Malgré l’adversité et menés par Benjamin, les Tuskegee Airmen, communément appelés les Red Tails à cause de la couleur de la queue de leurs avions de chasse (le P-51 Mustang), accomplirent leur mission avec bravoure. Ils se taillèrent une solide réputation aussi bien chez les pilotes allemands, qui les redoutaient, que chez les équipages de bombardiers américains qu’ils étaient chargés de protéger. En effet, lorsque les Red Tails assuraient la couverture des groupes de bombardiers, aucun d’eux n’étaient abattu ou tout au moins les pertes étaient minimes. Même si ces équipages d’aviateurs blancs étaient rassurés quand les Red Tails étaient à leurs côtés dans le ciel, ils ne se doutaient pas un seul instant qu’ils devaient la vie à des pilotes de chasse noirs. 
Au cours de la guerre, les Red Tails ont établi un record exceptionnel: ils ont effectué plus de 15.000 sorties ; abattu ou détruit plus de 384 avions ennemis ; détruit plusieurs centaines de véhicules, de chars, de trains, d’embarcations, de bateaux, etc. Ils ont perdu 66 de leurs chasseurs et seulement 25 bombardiers. 

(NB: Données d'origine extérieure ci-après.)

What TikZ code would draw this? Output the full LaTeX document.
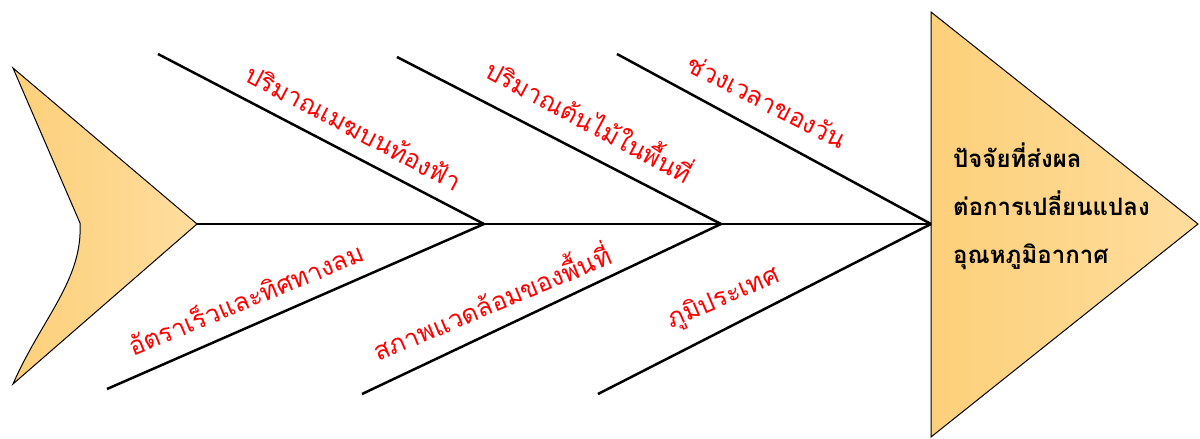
\documentclass[tikz,border=0pt]{standalone}
\usepackage{fontspec}
\newfontfamily\thai[Script=Thai]{Loma}
\definecolor{goldA}{RGB}{253,208,122}
\definecolor{goldB}{RGB}{254,221,158}
\definecolor{lblred}{RGB}{255,0,0}
\begin{document}
\begin{tikzpicture}[x=1pt,y=-1pt,
  rib/.style={line width=2.5pt,black},
  bodyshape/.style={draw=black,line width=1pt,left color=goldA,right color=goldB},
  lbl/.style={text=lblred,font=\thai\fontsize{25.5}{30}\selectfont,anchor=base,inner sep=0pt},
  headtxt/.style={text=black,font=\thai\bfseries\fontsize{24}{28}\selectfont,anchor=base west,inner sep=0pt}]
\useasboundingbox (0,0) rectangle (1200,439);
% tail
\coordinate (tailtip) at (197,224);
\path[bodyshape] (13,68) -- (tailtip) -- (13,384) .. controls (42,318) and (83,280) .. (80,223) -- cycle;
% head
\coordinate (headmid) at (931,224);
\path[bodyshape] (931,12) -- (1198,224) -- (931,437) -- cycle;
% spine joints
\coordinate (j1) at (484,224);
\coordinate (j2) at (721,224);
% rib ends
\coordinate (t1) at (158,54);
\coordinate (t2) at (397,57);
\coordinate (t3) at (617,54);
\coordinate (b1) at (107,389);
\coordinate (b2) at (362,394);
\coordinate (b3) at (598,394);
\draw[rib] (tailtip) -- (headmid);
\draw[rib] (t1) -- (j1);
\draw[rib] (t2) -- (j2);
\draw[rib] (t3) -- (headmid);
\draw[rib] (b1) -- (j1);
\draw[rib] (b2) -- (j2);
\draw[rib] (b3) -- (headmid);
% labels
\node[lbl,rotate=-27.8] (l1) at (349.5,136) {ปริมาณเมฆบนท้องฟ้า};
\node[lbl,rotate=-28.3] (l2) at (584.5,130.5) {ปริมาณต้นไม้ในพื้นที่};
\node[lbl,rotate=-27] (l3) at (762.5,110) {ช่วงเวลาของวัน};
\node[lbl,rotate=22.4] (l4) at (249.5,308.5) {อัตราเร็วและทิศทางลม};
\node[lbl,rotate=22.7] (l5) at (496,312.5) {สภาพแวดล้อมของพื้นที่};
\node[lbl,rotate=23.3] (l6) at (726.5,305) {ภูมิประเทศ};
% head text
\node[headtxt] (h1) at (953,167) {ปัจจัยที่ส่งผล};
\node[headtxt] (h2) at (953,215) {ต่อการเปลี่ยนแปลง};
\node[headtxt] (h3) at (953,263) {อุณหภูมิอากาศ};
\end{tikzpicture}
\end{document}
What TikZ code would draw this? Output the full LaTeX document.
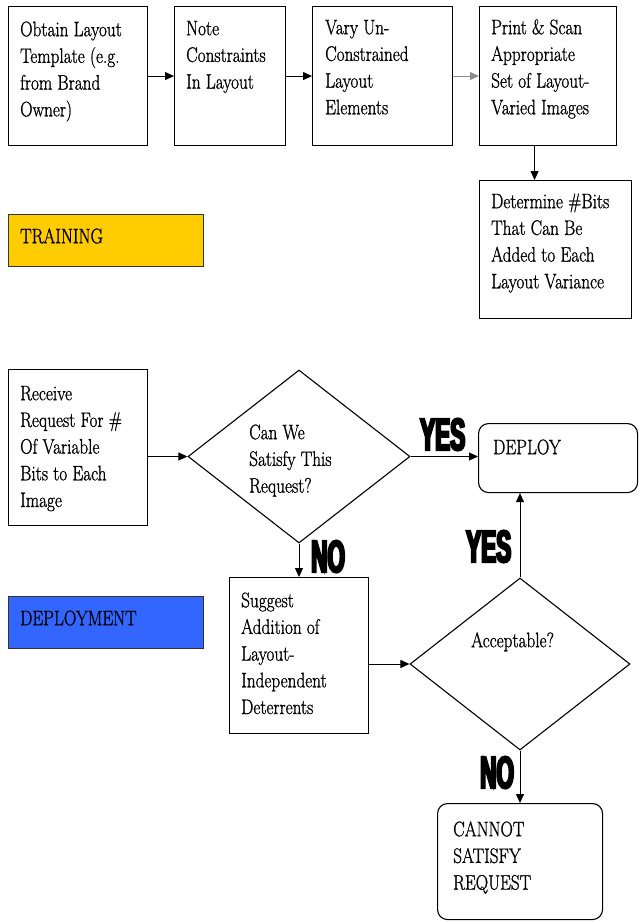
\documentclass[tikz,border=0pt]{standalone}
\usepackage{fontspec}
\setmainfont{Latin Modern Roman}[FakeStretch=0.82,FakeBold=1]
\newfontfamily\yesnofont{Liberation Sans}[FakeStretch=0.5,FakeBold=5,BoldFont={* Bold}]
\usetikzlibrary{shapes.geometric,arrows.meta}
\definecolor{trainc}{HTML}{FFCC00}
\definecolor{deployc}{HTML}{3366FF}
\newcommand{\fl}{\rule{0pt}{15pt}}
\tikzset{
  boxst/.style={draw, line width=1.1pt, anchor=north west, inner sep=0pt},
  rboxst/.style={boxst, rounded corners=10pt},
  diast/.style={draw, line width=1.1pt, diamond, inner sep=0pt},
  tagst/.style={draw=black!80, line width=1.1pt, anchor=north west, inner sep=0pt, minimum width=195pt, minimum height=52pt},
  txt/.style={anchor=north west, inner sep=0pt, align=left, font=\rmfamily\fontsize{21}{26.7}\selectfont},
  yn/.style={anchor=base west, inner sep=0pt, font=\yesnofont\bfseries\fontsize{45}{45}\selectfont},
  arr/.style={line width=1pt, -{Triangle[length=9pt,width=8pt]}}
}
\begin{document}
\begin{tikzpicture}[x=1pt,y=-1pt]
\useasboundingbox (0,0) rectangle (638,921);
% training row
\node[boxst, minimum width=139pt, minimum height=139pt] (b1) at (8,6) {};
\node[boxst, minimum width=111pt, minimum height=139pt] (b2) at (174,6) {};
\node[boxst, minimum width=140pt, minimum height=139pt] (b3) at (312,6) {};
\node[boxst, minimum width=137pt, minimum height=139pt] (b4) at (479,6) {};
\node[boxst, minimum width=152pt, minimum height=138pt] (b5) at (479,180) {};
\node[txt] (t1) at (20,21) {\fl Obtain Layout\\Template (e.g.\\from Brand\\Owner)};
\node[txt] (t2) at (186,20) {\fl Note\\Constraints\\In Layout};
\node[txt] (t3) at (325,19) {\fl Vary Un-\\Constrained\\Layout\\Elements};
\node[txt] (t4) at (491,19) {\fl Print \& Scan\\Appropriate\\Set of Layout-\\Varied Images};
\node[txt] (t5) at (491,193) {\fl Determine \#Bits\\That Can Be\\Added to Each\\Layout Variance};
\draw[arr] (b1.east) -- (b2.west);
\draw[arr] (b2.east) -- (b3.west);
\draw[arr, draw=black!45] (b3.east) -- (b4.west);
\draw[arr] ([xshift=-13.5pt]b4.south) -- ([xshift=-21pt]b5.north);
% tags
\node[tagst, fill=trainc] (train) at (8,214) {};
\node[txt] (traint) at (20,228) {\fl TRAINING};
\node[tagst, fill=deployc] (deploytag) at (8,596) {};
\node[txt] (deploytagt) at (20,610) {\fl DEPLOYMENT};
% deployment
\node[boxst, minimum width=139pt, minimum height=156pt] (recv) at (8,369) {};
\node[txt] (recvt) at (20,385) {\fl Receive\\Request For \#\\Of Variable\\Bits to Each\\Image};
\node[diast, minimum width=222pt, minimum height=173pt] (d1) at (299,456.5) {};
\node[txt] (d1t) at (249,424) {\fl Can We\\Satisfy This\\Request?};
\node[rboxst, minimum width=159pt, minimum height=69pt] (dep) at (478,423) {};
\node[txt] (dept) at (493,439) {\fl DEPLOY};
\node[boxst, minimum width=139pt, minimum height=156pt] (sug) at (229,577) {};
\node[txt] (sugt) at (241,592) {\fl Suggest\\Addition of\\Layout-\\Independent\\Deterrents};
\node[diast, minimum width=220pt, minimum height=172pt] (d2) at (520,664) {};
\node[txt] (d2t) at (471,632) {\fl Acceptable?};
\node[rboxst, minimum width=165pt, minimum height=116pt] (cant) at (437,803) {};
\node[txt] (cantt) at (453,821) {\fl CANNOT\\SATISFY\\REQUEST};
\draw[arr] (d1.west -| recv.east) -- (d1.west);
\draw[arr] (d1.east) -- (d1.east -| dep.west);
\draw[arr] (d1.south) -- (d1.south |- sug.north);
\draw[arr] (d2.west -| sug.east) -- (d2.west);
\draw[arr] (d2.north) -- (d2.north |- dep.south);
\draw[arr] (d2.south) -- (d2.south |- cant.north);
% yes/no labels
\node[yn] (yes1) at (420,450) {YES};
\node[yn] (yes2) at (466,562) {YES};
\node[yn] (no1) at (311,572) {NO};
\node[yn] (no2) at (480,788) {NO};
\end{tikzpicture}
\end{document}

Lorsque le 29 mars 2007 au capitole à Washington, le président George W. Bush décore environ 300 Tuskegee Airmen ou leurs veuves en leur remettant la Médaille d'or du Congrès, il eut ses quelques mots parmi tant d’autres : « Ces héros ici présents ont combattu à l’occasion de deux guerres ; l’une en Europe et l’autre dans le cœur et l’esprit de nos concitoyens». 
Le Président Bill Clinton eut lui aussi ces mots à l’occasion des obsèques du Général Davis: « Il est aujourd'hui la preuve qu'une personne peut surmonter l'adversité et la discrimination, réaliser de grandes choses, transformer des sceptiques en croyants ; et par l'exemple et la persévérance, une personne peut apporter un changement vraiment extraordinaire ».
Le 17 juillet 2002, le Général Davis fut enterré pendant qu’un P-51 Mustang survolait le cimetière d’Arlington en hommage à cet homme d’exception.